A Python positive degree day model for glacier surface mass balance.

This module provides a simple model to compute accumulation and melt on a glacier using near-surface air temperature and precipitation time series. The model assumes that melt is proportional to the number of positive degree-days, which corresponds to the integral of temperature above 0°C. Temperature variability is included by assuming a normal temperature distribution around the mean. The model optionally includes refreezing of melted snow and ice at the glacier surface.

PyPDD can be used as a module within Python to operate on Numpy arrays. In addition, it reads and writes netCDF files directly from the command line, and provides a raster module for GRASS GIS. The PDD model is based on an algorithm that was initially developed for the Parallel Ice Sheet Model and adopted here with very few changes.

Installation:

pip install pypdd

The PDDModel class

Requires: NumPy, SciPy, Xarray.

A PDD model instance can be created by:

from pypdd import PDDModel
pdd = PDDModel()

Several model parameters can be set at initialization. See help(PDDModel) for a list. Provided two arrays temp and prec of shape (t, x, y) containing temperature and precipitation data, the PDD model can be called with:

pdd(temp, prec)

This will return a dictionary containing a number of two- and three-dimensional arrays, including the number of positive degree day 'pdd' and total surface mass balance 'smb'. Temperature variability can be included in a third array stdv containing temperature standard deviation values:

pdd(temp, prec, stdv)

If any of temp, prec, or stdv has shape (x, y), it will be interpreted as constant in time and expanded along the time dimension. Floats with be interpreted as constant in time and space and expanded along all dimensions.

NetCDF interface

Requires: netCDF4-Python.

The PDDModel class holds a netCDF operator, which can be called by:

pdd.nco('input.nc', 'output.nc')

The file 'input.nc' should contain temperatures and precipitation in variables 'temp' and 'prec'. The calculated number of positive degree days and total surface mass balance are stored in variables 'pdd' and 'smb' of 'output.nc'. Keyword argument output_size or output_variables can be used to produce more output.
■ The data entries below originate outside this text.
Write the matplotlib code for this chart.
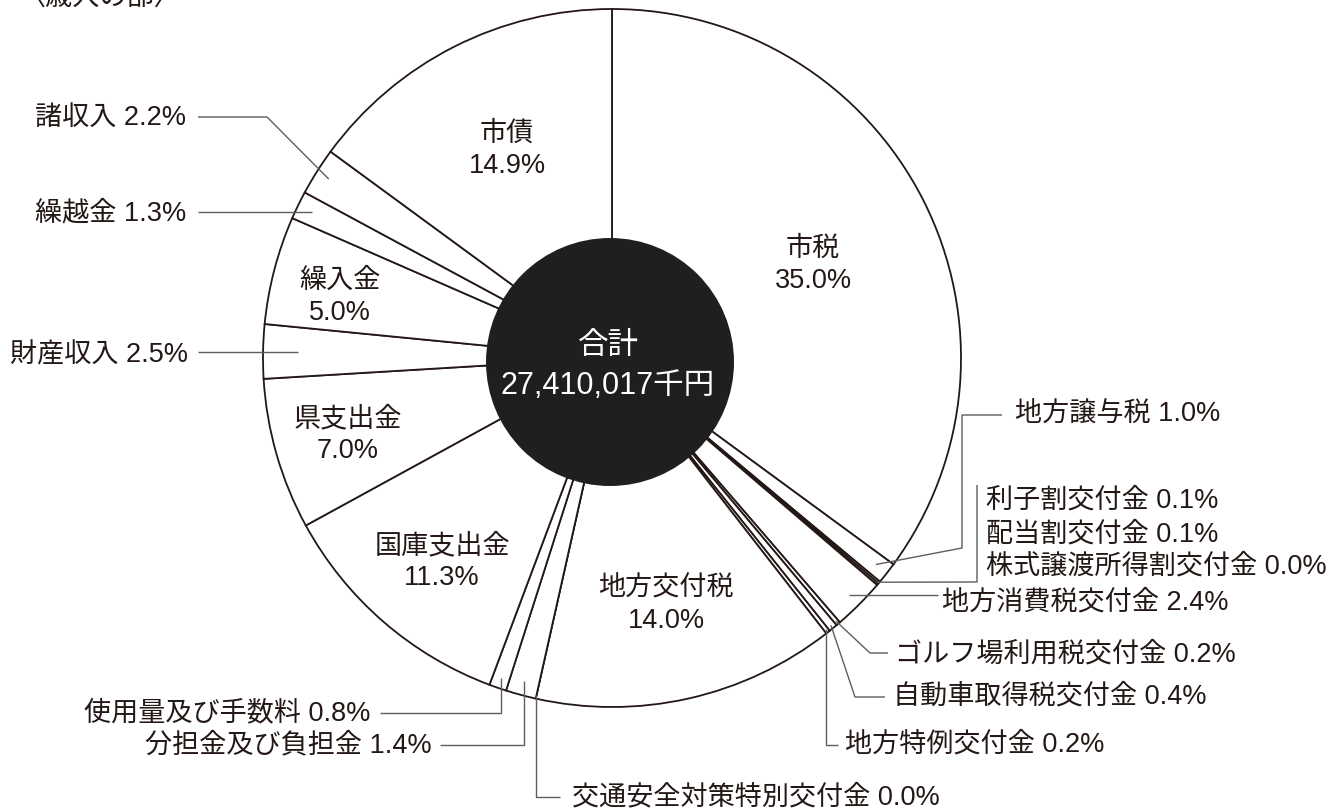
import numpy as np
import matplotlib.pyplot as plt
from matplotlib.patches import Circle

# Latin digits in a Helvetica-like face, kanji/kana from Noto CJK
plt.rcParams['font.family'] = ['Liberation Sans', 'Noto Sans CJK JP', 'DejaVu Sans']

# Revenue breakdown (percent of total), clockwise from 12 o'clock
categories = ['市税', '地方譲与税', '利子割交付金', '配当割交付金', '株式譲渡所得割交付金',
              '地方消費税交付金', 'ゴルフ場利用税交付金', '自動車取得税交付金', '地方特例交付金',
              '地方交付税', '交通安全対策特別交付金', '分担金及び負担金', '使用量及び手数料',
              '国庫支出金', '県支出金', '財産収入', '繰入金', '繰越金', '諸収入', '市債']
shares = [35.0, 1.0, 0.1, 0.1, 0.0, 2.4, 0.2, 0.4, 0.2, 14.0,
          0.0, 1.4, 0.8, 11.3, 7.0, 2.5, 5.0, 1.3, 2.2, 14.9]
total_title = '合計'
total_value = '27,410,017千円'
page_title = '〈歳入の部〉'

W, H = 1329, 810
TXT = '#231815'
LEAD = '#5e5e5e'
FS = 19.5


def Y(py):
    # pixel row (from top) -> data y
    return H - py


fig = plt.figure(figsize=(W / 100, H / 100), dpi=100)
ax = fig.add_axes([0, 0, 1, 1])

cx, cy, R = 612, Y(358), 349
wedges, _ = ax.pie(shares, startangle=90, counterclock=False, center=(cx, cy), radius=R,
                   wedgeprops=dict(facecolor='white', edgecolor=TXT, linewidth=1.3))
ax.set_xlim(0, W)
ax.set_ylim(0, H)
ax.set_aspect('equal')
ax.axis('off')

# black disc in the middle
ax.add_patch(Circle((610, Y(362)), 124, facecolor='#1f1f1f', edgecolor='none', zorder=3))
ax.text(608, Y(346), total_title, color='white', fontsize=22, ha='center', va='center', zorder=4)
ax.text(608, Y(386), total_value, color='white', fontsize=22, ha='center', va='center', zorder=4)

ax.text(18, Y(-1), page_title, color=TXT, fontsize=FS, ha='left', va='center')


def pct(v):
    return f'{v:.1f}%'


# labels inside the big slices
inner = {0: (813, 265), 19: (507, 150), 16: (340, 297), 14: (348, 435),
         13: (442, 562), 9: (666, 605)}
for i, (px, py) in inner.items():
    ax.text(px, Y(py), categories[i] + '\n' + pct(shares[i]), color=TXT, fontsize=FS,
            ha='center', va='center', linespacing=1.3)


def anchor(idx, rf):
    t1 = min(wedges[i].theta1 for i in idx)
    t2 = max(wedges[i].theta2 for i in idx)
    a = np.deg2rad((t1 + t2) / 2)
    return cx + rf * R * np.cos(a), cy + rf * R * np.sin(a)


# leader lines: slices, radius fraction, path steps, text position, alignment
leaders = [
    ([1], 0.96, [('p', 962, 548), ('v', 415), ('h', 1002)], (1015, 415), 'left'),
    ([2, 3, 4], 0.995, [('p', 977, 582), ('v', 485)], None, None),
    ([5], 0.96, [('h', 938)], (942, 603), 'left'),
    ([6], 0.99, [('p', 870, 653), ('h', 888)], (895, 655), 'left'),
    ([7], 0.99, [('p', 855, 697), ('h', 885)], (893, 697), 'left'),
    ([8], 0.99, [('v', 745), ('h', 838)], (845, 745), 'left'),
    ([10], 0.99, [('v', 797), ('h', 560)], (572, 797), 'left'),
    ([11], 0.96, [('v', 745), ('h', 440)], (432, 745), 'right'),
    ([12], 0.97, [('v', 713), ('h', 380)], (370, 713), 'right'),
    ([15], 0.90, [('h', 198)], (188, 355), 'right'),
    ([17], 0.955, [('h', 198)], (186, 213), 'right'),
    ([18], 0.96, [('p', 267, 117), ('h', 198)], (186, 118), 'right'),
]
for idx, rf, steps, tpos, ha in leaders:
    x, y = anchor(idx, rf)
    xs, ys = [x], [y]
    for s in steps:
        if s[0] == 'p':
            x, y = s[1], Y(s[2])
        elif s[0] == 'v':
            y = Y(s[1])
        else:
            x = s[1]
        xs.append(x)
        ys.append(y)
    ax.plot(xs, ys, color=LEAD, lw=1.0, solid_capstyle='butt')
    if tpos is not None:
        i = idx[0]
        ax.text(tpos[0], Y(tpos[1]), f'{categories[i]} {pct(shares[i])}', color=TXT,
                fontsize=FS, ha=ha, va='center')

# stacked labels for the three tiny slices
for i, py in zip([2, 3, 4], [500, 534, 566]):
    ax.text(986, Y(py), f'{categories[i]} {pct(shares[i])}', color=TXT, fontsize=FS,
            ha='left', va='center')

fig.savefig('out.png', dpi=100)
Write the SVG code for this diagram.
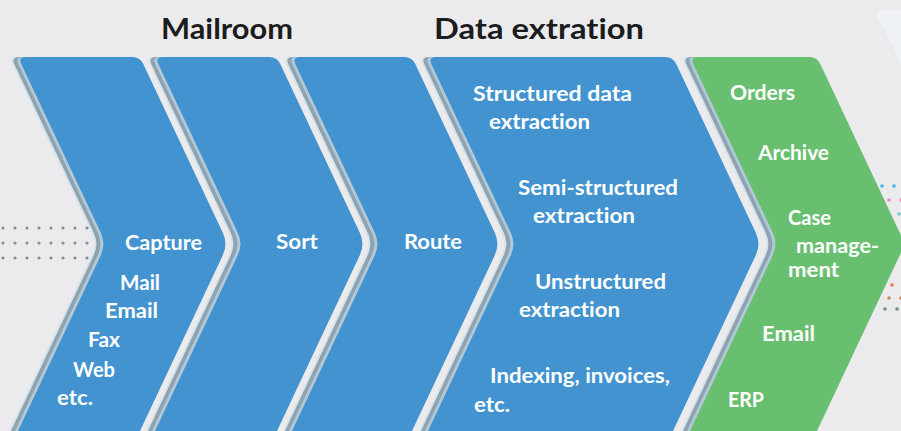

The netCDF interface can be used directly from the command line by executing the module as a script:

python pypdd.py -i 'input.nc' -o 'output.nc'

If no input file is provided, an artificial climate will be generated under atm.nc and used by the model. By default, output is saved as smb.nc. Many more command-line options are available. For an overview type:

python pypdd.py --help

GRASS GIS interface

Requires: GRASS GIS.

PyPDD can also operate on GRASS raster maps using the attached module r.pdd. Temperature, precipitation and standard deviation maps should be provided as comma-separated lists:

r.pdd.py temp=list,of,temp,maps prec=list,of,prec,maps pdd=pdd_map smb=smb_map

All time-independent PyPDD output variables can currently be exported as raster maps. Alike any other GRASS module, a graphical prompt can be invoked by calling r.pdd without arguments, and a list of options can be obtained with:

r.pdd.py --help

References

Applications of PyPDD:

  • N. Gandy, L. J. Gregoire, J. C. Ely, C. D. Clark, D. M. Hodgson, V. Lee, T. Bradwell, and R. F. Ivanovic. Marine ice sheet instability and ice shelf buttressing of the Minch Ice Stream, northwest Scotland. The Cryosphere, 12(11):3635--3651, https://doi.org/10.5194/tc-12-3635-2018, 2018.
  • A. Plach, K. H. Nisancioglu, S. Le clec'h, A. Born, P. M. Langebroek, C. Guo, M. Imhof, and T. F. Stocker. Eemian Greenland SMB strongly sensitive to model choice. Clim. Past, 14:1463--1485, https://doi.org/10.5194/cp-14-1463-2018, 2018.
  • J. Seguinot. Spatial and seasonal effects of temperature variability in a positive degree-day glacier surface mass-balance model. J. Glaciol., 59(218):1202--1204, http://doi.org/10.3189/2013JoG13J081, 2013.